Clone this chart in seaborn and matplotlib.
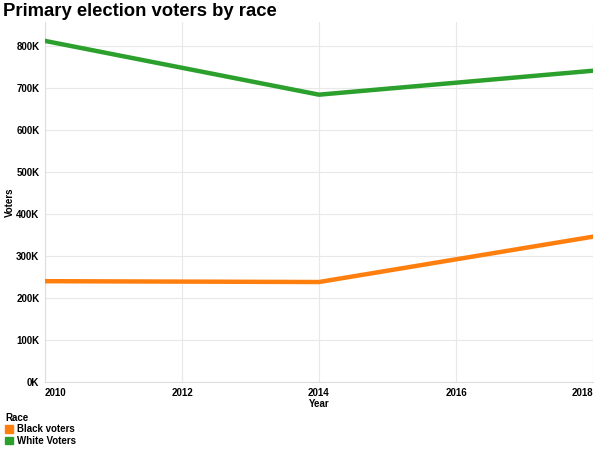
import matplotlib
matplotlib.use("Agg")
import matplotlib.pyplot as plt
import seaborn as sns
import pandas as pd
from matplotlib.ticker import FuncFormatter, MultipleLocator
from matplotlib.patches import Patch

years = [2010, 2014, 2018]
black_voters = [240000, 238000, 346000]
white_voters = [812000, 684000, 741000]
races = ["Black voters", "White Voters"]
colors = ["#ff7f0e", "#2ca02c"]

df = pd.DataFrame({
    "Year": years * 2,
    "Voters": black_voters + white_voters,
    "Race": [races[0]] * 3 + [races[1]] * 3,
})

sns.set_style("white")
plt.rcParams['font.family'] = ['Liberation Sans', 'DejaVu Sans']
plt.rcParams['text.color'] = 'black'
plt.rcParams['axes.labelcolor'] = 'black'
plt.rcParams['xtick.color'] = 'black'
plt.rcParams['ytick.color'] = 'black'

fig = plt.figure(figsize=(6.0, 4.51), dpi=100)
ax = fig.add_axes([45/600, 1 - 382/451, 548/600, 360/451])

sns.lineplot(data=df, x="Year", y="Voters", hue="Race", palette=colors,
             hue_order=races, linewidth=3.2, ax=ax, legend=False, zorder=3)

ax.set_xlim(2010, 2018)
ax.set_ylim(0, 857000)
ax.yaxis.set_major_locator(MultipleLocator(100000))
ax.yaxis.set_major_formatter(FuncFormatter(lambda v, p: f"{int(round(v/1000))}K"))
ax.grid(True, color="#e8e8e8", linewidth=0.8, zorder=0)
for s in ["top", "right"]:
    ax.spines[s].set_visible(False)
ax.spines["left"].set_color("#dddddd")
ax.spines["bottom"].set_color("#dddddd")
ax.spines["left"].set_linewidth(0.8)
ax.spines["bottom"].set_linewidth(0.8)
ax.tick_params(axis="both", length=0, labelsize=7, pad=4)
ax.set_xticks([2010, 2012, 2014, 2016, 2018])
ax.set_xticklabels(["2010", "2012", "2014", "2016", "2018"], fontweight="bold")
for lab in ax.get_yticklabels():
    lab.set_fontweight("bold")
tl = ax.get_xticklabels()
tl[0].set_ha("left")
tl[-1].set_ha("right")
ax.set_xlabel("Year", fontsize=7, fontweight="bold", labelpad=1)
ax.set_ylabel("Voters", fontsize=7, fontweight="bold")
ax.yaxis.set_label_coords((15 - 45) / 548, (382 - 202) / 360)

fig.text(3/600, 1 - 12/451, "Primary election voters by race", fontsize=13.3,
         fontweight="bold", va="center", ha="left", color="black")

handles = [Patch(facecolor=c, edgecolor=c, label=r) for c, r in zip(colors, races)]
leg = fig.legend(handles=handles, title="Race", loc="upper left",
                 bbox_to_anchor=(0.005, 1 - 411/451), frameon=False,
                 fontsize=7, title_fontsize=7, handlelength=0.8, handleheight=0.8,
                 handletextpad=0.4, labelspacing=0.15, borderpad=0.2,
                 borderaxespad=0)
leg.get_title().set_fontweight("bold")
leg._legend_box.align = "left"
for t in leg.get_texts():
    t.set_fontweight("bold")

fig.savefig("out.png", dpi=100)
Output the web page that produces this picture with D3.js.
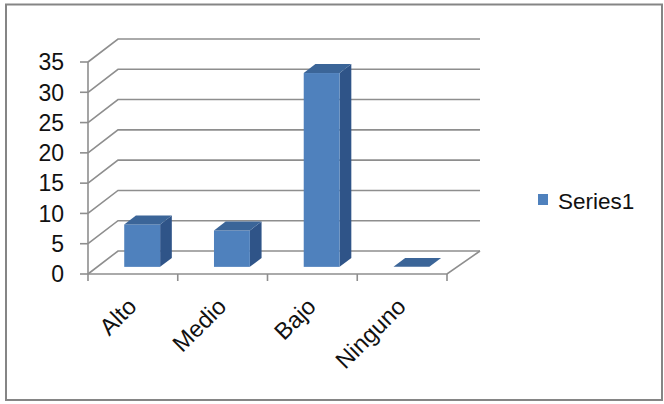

^^^^

The request
Make a word-for-word copy of the entries, without any pictures.

Correct response
Clone this chart in seaborn and matplotlib.
import matplotlib
matplotlib.use("Agg")
import matplotlib.pyplot as plt
import seaborn as sns
import pandas as pd
from matplotlib.ticker import FuncFormatter, MultipleLocator
from matplotlib.patches import Patch

years = [2010, 2014, 2018]
black_voters = [240000, 238000, 346000]
white_voters = [812000, 684000, 741000]
races = ["Black voters", "White Voters"]
colors = ["#ff7f0e", "#2ca02c"]

df = pd.DataFrame({
    "Year": years * 2,
    "Voters": black_voters + white_voters,
    "Race": [races[0]] * 3 + [races[1]] * 3,
})

sns.set_style("white")
plt.rcParams['font.family'] = ['Liberation Sans', 'DejaVu Sans']
plt.rcParams['text.color'] = 'black'
plt.rcParams['axes.labelcolor'] = 'black'
plt.rcParams['xtick.color'] = 'black'
plt.rcParams['ytick.color'] = 'black'

fig = plt.figure(figsize=(6.0, 4.51), dpi=100)
ax = fig.add_axes([45/600, 1 - 382/451, 548/600, 360/451])

sns.lineplot(data=df, x="Year", y="Voters", hue="Race", palette=colors,
             hue_order=races, linewidth=3.2, ax=ax, legend=False, zorder=3)

ax.set_xlim(2010, 2018)
ax.set_ylim(0, 857000)
ax.yaxis.set_major_locator(MultipleLocator(100000))
ax.yaxis.set_major_formatter(FuncFormatter(lambda v, p: f"{int(round(v/1000))}K"))
ax.grid(True, color="#e8e8e8", linewidth=0.8, zorder=0)
for s in ["top", "right"]:
    ax.spines[s].set_visible(False)
ax.spines["left"].set_color("#dddddd")
ax.spines["bottom"].set_color("#dddddd")
ax.spines["left"].set_linewidth(0.8)
ax.spines["bottom"].set_linewidth(0.8)
ax.tick_params(axis="both", length=0, labelsize=7, pad=4)
ax.set_xticks([2010, 2012, 2014, 2016, 2018])
ax.set_xticklabels(["2010", "2012", "2014", "2016", "2018"], fontweight="bold")
for lab in ax.get_yticklabels():
    lab.set_fontweight("bold")
tl = ax.get_xticklabels()
tl[0].set_ha("left")
tl[-1].set_ha("right")
ax.set_xlabel("Year", fontsize=7, fontweight="bold", labelpad=1)
ax.set_ylabel("Voters", fontsize=7, fontweight="bold")
ax.yaxis.set_label_coords((15 - 45) / 548, (382 - 202) / 360)

fig.text(3/600, 1 - 12/451, "Primary election voters by race", fontsize=13.3,
         fontweight="bold", va="center", ha="left", color="black")

handles = [Patch(facecolor=c, edgecolor=c, label=r) for c, r in zip(colors, races)]
leg = fig.legend(handles=handles, title="Race", loc="upper left",
                 bbox_to_anchor=(0.005, 1 - 411/451), frameon=False,
                 fontsize=7, title_fontsize=7, handlelength=0.8, handleheight=0.8,
                 handletextpad=0.4, labelspacing=0.15, borderpad=0.2,
                 borderaxespad=0)
leg.get_title().set_fontweight("bold")
leg._legend_box.align = "left"
for t in leg.get_texts():
    t.set_fontweight("bold")

fig.savefig("out.png", dpi=100)
Output the web page that produces this picture with D3.js.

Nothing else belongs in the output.